#### EXERCISE TASK:
Begin with the opening line of the records and extract each line through the one holding "breakeven = 100"; pictures are not part of the copy.

Records from a data source:
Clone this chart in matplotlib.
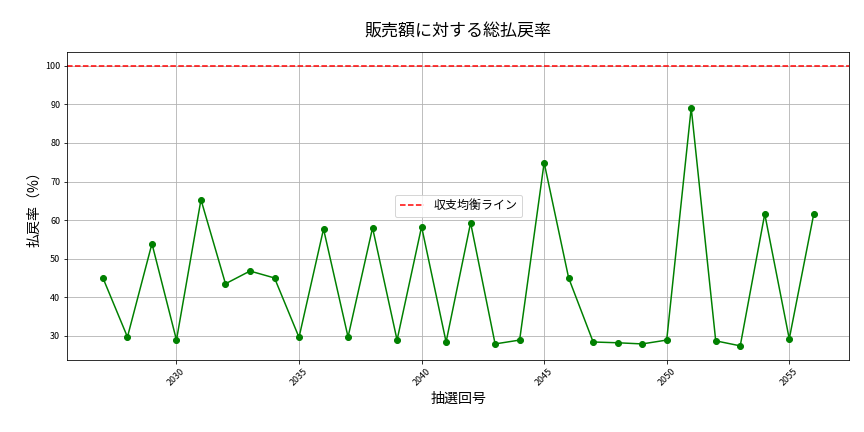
import matplotlib
matplotlib.use("Agg")
import matplotlib.pyplot as plt

plt.rcParams['font.family'] = ['Noto Sans CJK JP', 'DejaVu Sans']

draws = list(range(2027, 2057))
rates = [45.0, 29.7, 53.9, 28.9, 65.3, 43.5, 46.8, 45.0, 29.6, 57.7,
         29.7, 58.0, 28.9, 58.3, 28.4, 59.3, 27.9, 28.9, 74.9, 45.0,
         28.4, 28.2, 27.9, 28.9, 89.1, 28.7, 27.4, 61.6, 29.2, 61.6]
breakeven = 100

fig, ax = plt.subplots(figsize=(12, 6), dpi=72)
ax.plot(draws, rates, color='green', marker='o', markersize=6, linewidth=1.5)
ax.axhline(breakeven, color='red', linestyle='--', linewidth=1.5, label='収支均衡ライン')
ax.set_title('販売額に対する総払戻率', fontsize=17, pad=15)
ax.set_xlabel('抽選回号', fontsize=14)
ax.set_ylabel('払戻率（%）', fontsize=14)
ax.grid(True)
ax.tick_params(axis='x', labelrotation=45, labelsize=9)
ax.tick_params(axis='y', labelsize=9)
ax.legend(loc='center', fontsize=12)
fig.subplots_adjust(left=0.078, right=0.983, top=0.88, bottom=0.167)
fig.savefig('out.png', dpi=72)
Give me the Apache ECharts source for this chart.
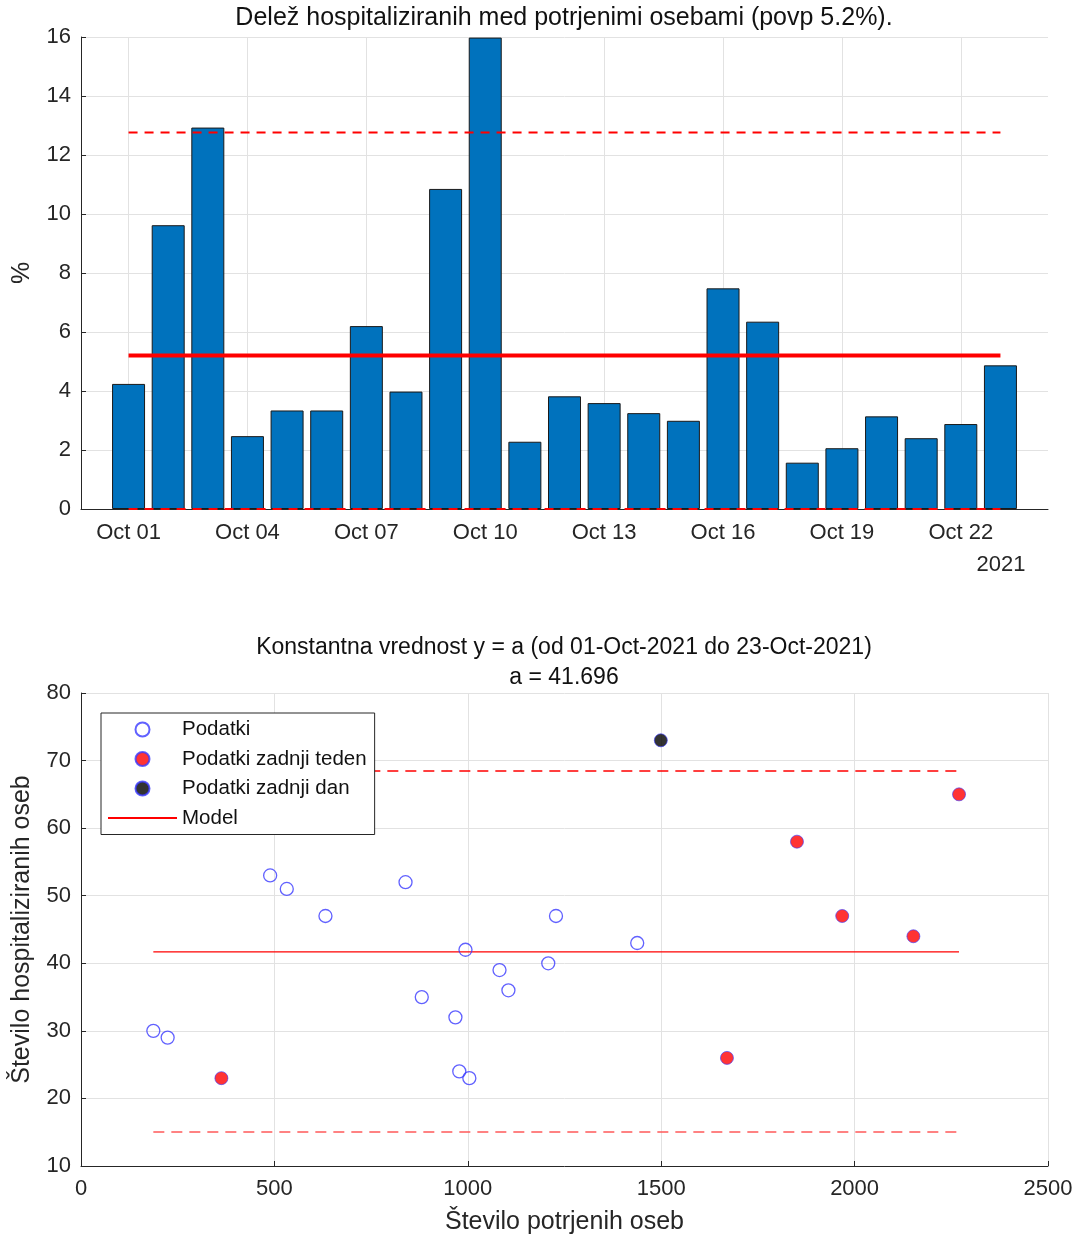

#### WRITTEN ANSWER:
Clone this chart in matplotlib.
import matplotlib
matplotlib.use("Agg")
import matplotlib.pyplot as plt

plt.rcParams['font.family'] = ['Noto Sans CJK JP', 'DejaVu Sans']

draws = list(range(2027, 2057))
rates = [45.0, 29.7, 53.9, 28.9, 65.3, 43.5, 46.8, 45.0, 29.6, 57.7,
         29.7, 58.0, 28.9, 58.3, 28.4, 59.3, 27.9, 28.9, 74.9, 45.0,
         28.4, 28.2, 27.9, 28.9, 89.1, 28.7, 27.4, 61.6, 29.2, 61.6]
breakeven = 100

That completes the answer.